Jan 21, 2011, 1:06 PM
One of the opposition leaders in Gambia, Halifa Sallah, visiting Senegal, Friday denounced a “lack of freedom” in his country, where private media have been forced to remain silent for criticizing the regime of President Yahya Jammeh.
In recent months, “media houses were closed and launched various operations, creating a climate of fear. (...) Hence there is deficit in liberty in The Gambia,” said Halifa Sallah, Secretary General of the Peoples Democratic Organisation for Independence and Socialism (PDOIS), in a statement sent to AFP in Dakar, where he participated in a meeting of African researchers (7-14 October). However, he did not provide details.
On September 14, the National Intelligence Agency (NIA) of the Gambia ordered the daily The Standard and tri-weekly The Daily News to cease publication with immediate effect.
On 10 September, two Gambian journalists were charged with “conspiracy” and “incitement to violence” after being arrested and detained for nearly four days for seeking permission to hold a peaceful protest against the recent executions of those convicted to death in the country.

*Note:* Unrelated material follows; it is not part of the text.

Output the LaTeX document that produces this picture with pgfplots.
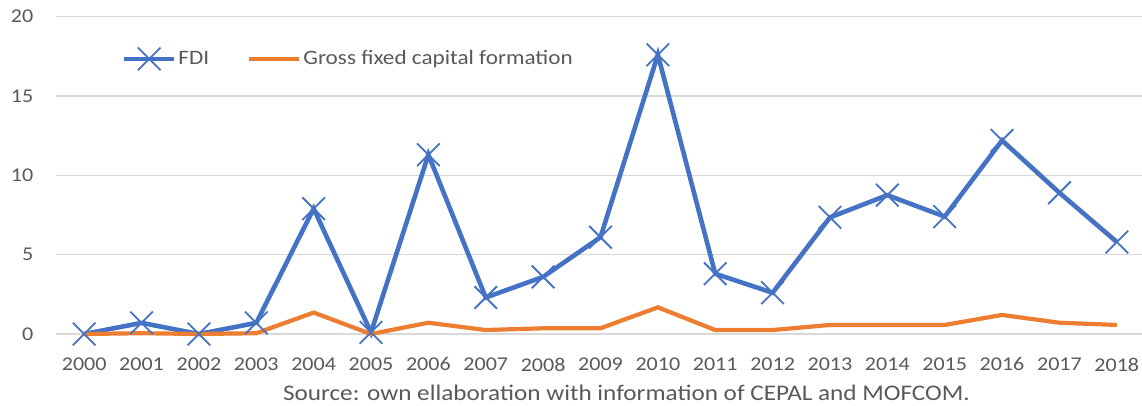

The trial was originally scheduled for 17 September, but was adjourned, and no date was set. Pending their appearance, the two men are obliged to report regularly to the police, according to their families.
On August 15, a local community radio Taranga FM was closed, refusing to stop the spread of a review of the Gambian private press.
In his statement, Halifa Sallah also urged the reintroduction of the second round of voting in presidential elections in the country.
The second round for presidential elections was abolished in 2007 in The Gambia.